::: Task input :::

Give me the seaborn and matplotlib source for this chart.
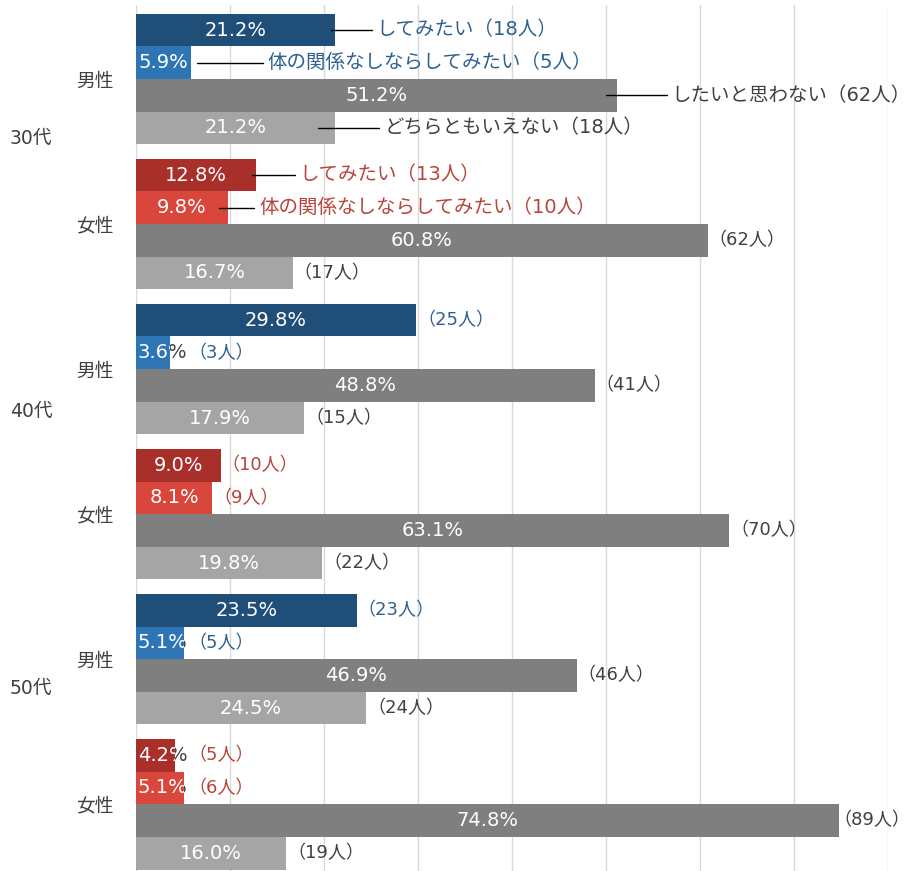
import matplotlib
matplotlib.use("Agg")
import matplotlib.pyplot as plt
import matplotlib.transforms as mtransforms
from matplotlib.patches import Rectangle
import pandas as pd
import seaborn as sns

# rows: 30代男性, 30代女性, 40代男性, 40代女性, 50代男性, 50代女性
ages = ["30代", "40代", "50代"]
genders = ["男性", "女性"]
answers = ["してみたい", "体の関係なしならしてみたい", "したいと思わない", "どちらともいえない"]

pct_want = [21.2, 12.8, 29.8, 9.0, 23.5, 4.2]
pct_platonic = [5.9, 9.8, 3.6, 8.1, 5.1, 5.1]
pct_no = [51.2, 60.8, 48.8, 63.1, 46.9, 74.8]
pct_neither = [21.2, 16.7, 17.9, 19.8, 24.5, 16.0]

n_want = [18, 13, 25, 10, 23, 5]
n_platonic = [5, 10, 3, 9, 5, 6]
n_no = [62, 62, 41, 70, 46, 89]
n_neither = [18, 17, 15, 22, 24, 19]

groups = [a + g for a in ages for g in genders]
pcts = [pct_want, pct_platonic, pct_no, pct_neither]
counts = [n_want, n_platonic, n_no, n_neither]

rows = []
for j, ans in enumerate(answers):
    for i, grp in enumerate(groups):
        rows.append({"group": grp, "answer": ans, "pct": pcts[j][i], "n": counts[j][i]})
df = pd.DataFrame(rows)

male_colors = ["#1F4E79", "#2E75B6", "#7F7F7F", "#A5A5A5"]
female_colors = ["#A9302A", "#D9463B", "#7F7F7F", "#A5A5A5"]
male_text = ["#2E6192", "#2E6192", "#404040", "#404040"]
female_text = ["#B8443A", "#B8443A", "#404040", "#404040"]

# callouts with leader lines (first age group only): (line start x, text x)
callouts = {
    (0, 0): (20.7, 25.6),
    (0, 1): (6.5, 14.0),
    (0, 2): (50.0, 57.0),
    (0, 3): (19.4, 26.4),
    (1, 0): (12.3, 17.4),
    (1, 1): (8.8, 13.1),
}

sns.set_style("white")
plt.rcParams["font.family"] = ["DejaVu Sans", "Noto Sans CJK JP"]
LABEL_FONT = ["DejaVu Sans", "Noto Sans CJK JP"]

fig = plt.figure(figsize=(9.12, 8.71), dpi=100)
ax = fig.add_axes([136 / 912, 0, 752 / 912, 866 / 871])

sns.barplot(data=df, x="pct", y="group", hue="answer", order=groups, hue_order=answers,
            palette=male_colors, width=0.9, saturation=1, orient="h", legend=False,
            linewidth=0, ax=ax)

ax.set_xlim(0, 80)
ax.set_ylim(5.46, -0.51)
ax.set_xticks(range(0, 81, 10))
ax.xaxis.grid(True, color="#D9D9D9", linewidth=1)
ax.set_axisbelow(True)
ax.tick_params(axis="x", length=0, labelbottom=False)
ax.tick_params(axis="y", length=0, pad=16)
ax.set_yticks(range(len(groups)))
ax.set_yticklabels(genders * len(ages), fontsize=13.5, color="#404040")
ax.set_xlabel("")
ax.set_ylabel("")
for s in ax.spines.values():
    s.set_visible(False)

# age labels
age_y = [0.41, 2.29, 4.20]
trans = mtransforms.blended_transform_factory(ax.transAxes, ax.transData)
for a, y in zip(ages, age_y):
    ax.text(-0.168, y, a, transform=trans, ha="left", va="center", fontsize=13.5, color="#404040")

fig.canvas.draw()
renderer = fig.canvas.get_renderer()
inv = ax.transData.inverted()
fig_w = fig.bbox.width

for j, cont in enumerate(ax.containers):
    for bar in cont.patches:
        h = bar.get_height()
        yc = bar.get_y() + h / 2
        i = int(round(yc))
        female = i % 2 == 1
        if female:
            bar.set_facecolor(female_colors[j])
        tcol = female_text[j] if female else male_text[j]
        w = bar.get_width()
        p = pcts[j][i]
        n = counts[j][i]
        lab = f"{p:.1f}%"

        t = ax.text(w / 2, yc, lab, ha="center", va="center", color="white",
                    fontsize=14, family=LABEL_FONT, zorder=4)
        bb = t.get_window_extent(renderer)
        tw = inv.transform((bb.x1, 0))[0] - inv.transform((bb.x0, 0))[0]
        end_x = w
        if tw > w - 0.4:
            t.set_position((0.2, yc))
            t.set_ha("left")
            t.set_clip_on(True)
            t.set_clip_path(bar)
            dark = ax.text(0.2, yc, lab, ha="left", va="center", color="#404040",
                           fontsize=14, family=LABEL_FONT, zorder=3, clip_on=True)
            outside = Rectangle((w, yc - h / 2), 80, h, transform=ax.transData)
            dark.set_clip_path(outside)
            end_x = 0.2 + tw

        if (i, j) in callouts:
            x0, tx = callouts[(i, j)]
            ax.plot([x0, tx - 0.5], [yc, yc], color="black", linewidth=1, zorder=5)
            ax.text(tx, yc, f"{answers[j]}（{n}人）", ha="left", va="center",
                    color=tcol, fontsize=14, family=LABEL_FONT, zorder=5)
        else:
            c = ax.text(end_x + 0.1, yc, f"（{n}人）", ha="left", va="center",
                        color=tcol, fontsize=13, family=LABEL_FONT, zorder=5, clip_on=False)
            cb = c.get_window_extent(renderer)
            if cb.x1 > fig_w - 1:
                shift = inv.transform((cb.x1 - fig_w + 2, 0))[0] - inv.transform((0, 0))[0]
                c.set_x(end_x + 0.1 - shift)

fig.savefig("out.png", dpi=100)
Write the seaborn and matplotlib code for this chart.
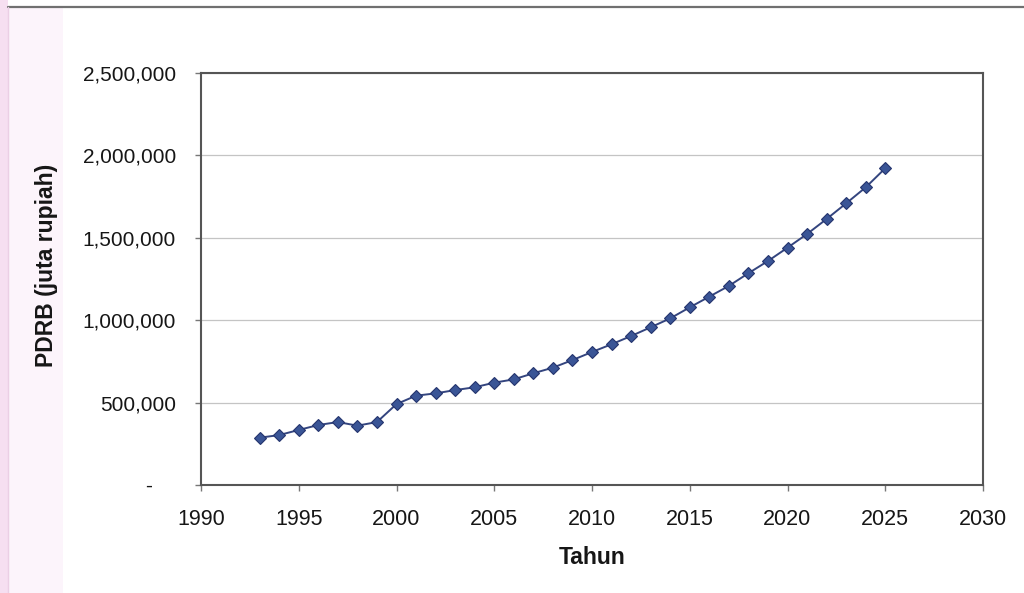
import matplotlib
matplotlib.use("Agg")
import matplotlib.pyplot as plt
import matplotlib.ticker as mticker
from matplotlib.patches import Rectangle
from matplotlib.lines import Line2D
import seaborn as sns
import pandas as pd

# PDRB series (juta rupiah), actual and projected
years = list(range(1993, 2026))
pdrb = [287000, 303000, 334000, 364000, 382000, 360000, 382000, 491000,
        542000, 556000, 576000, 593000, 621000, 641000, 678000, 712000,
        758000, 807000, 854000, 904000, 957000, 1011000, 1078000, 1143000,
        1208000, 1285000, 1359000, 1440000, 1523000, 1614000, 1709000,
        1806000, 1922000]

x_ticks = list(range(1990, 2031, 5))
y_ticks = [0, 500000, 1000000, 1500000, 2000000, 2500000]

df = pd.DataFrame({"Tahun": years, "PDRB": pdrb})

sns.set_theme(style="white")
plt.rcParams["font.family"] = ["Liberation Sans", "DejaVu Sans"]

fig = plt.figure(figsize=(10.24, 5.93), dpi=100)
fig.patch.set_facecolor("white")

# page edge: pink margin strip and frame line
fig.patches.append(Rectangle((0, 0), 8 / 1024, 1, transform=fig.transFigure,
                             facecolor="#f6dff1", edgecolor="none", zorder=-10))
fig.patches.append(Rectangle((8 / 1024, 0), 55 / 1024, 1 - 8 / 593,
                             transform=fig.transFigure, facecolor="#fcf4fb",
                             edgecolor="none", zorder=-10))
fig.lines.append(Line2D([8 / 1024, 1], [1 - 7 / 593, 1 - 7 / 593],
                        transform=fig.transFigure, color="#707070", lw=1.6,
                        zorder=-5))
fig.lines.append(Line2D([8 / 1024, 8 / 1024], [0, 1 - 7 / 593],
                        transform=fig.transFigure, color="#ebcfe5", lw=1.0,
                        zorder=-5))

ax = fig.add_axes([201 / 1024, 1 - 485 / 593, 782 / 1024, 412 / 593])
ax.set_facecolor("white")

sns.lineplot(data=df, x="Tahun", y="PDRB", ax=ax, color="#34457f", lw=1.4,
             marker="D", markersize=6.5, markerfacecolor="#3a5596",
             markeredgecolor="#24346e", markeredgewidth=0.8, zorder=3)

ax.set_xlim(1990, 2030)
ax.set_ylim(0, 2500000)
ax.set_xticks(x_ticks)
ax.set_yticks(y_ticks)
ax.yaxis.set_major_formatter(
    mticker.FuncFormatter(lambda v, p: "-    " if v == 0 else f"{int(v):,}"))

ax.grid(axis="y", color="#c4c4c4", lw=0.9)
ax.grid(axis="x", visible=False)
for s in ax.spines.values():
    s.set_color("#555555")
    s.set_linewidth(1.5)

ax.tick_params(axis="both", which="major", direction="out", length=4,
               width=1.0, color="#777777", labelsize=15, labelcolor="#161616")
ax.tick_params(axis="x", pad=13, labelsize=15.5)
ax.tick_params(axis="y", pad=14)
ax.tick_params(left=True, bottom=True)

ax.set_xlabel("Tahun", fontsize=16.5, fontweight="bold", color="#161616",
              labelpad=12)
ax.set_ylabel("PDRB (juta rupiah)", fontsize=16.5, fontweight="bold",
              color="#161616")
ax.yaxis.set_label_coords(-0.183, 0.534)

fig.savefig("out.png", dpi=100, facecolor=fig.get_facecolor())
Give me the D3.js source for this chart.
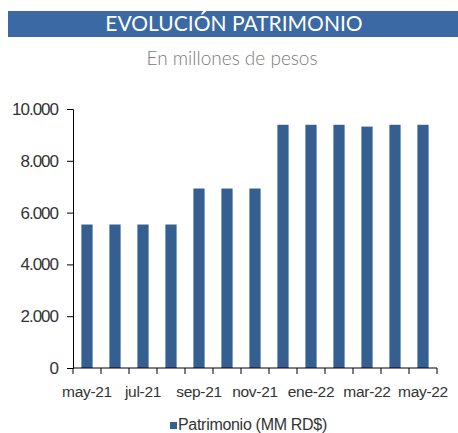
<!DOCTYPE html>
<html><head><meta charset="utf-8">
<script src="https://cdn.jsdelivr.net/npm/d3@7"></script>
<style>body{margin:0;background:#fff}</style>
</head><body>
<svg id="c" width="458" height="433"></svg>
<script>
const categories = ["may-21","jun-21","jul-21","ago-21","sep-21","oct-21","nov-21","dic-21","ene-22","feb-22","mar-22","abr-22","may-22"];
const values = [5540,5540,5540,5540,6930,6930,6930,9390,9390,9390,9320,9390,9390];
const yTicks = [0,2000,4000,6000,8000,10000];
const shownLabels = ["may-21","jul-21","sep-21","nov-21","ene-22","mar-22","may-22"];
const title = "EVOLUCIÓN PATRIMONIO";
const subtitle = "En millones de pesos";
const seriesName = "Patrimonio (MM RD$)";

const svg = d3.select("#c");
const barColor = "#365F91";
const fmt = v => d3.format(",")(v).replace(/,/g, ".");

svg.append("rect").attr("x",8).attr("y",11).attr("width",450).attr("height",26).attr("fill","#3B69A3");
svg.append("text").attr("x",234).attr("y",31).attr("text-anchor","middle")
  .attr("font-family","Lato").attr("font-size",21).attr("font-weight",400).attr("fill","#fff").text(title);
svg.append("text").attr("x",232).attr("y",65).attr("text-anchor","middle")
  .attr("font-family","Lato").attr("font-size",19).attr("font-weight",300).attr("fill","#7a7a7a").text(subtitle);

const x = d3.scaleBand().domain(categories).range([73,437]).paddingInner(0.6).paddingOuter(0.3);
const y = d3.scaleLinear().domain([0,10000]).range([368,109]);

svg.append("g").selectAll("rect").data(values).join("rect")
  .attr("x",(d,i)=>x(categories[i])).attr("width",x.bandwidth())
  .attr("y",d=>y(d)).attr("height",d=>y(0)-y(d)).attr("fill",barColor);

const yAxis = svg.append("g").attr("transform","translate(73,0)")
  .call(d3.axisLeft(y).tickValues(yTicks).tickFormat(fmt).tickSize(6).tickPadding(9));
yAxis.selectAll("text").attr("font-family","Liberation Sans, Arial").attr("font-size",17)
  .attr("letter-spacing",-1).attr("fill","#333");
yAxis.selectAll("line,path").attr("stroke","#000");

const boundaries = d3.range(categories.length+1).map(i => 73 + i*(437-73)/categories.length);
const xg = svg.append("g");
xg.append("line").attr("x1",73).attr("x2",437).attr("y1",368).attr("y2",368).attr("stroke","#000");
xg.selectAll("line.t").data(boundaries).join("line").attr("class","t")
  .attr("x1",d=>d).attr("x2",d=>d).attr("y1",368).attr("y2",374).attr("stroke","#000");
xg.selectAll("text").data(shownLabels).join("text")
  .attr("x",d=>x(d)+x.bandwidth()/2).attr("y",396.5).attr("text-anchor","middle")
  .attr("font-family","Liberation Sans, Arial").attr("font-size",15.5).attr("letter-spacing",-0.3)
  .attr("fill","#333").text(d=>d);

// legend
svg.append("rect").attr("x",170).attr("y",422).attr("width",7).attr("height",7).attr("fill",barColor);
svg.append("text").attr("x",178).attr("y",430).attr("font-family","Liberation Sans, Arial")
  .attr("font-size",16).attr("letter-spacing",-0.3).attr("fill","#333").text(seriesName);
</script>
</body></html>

:::

Problem details = Copy each line of the entries that includes the word "Give".

Result =
Give me the seaborn and matplotlib source for this chart.
Give me the D3.js source for this chart.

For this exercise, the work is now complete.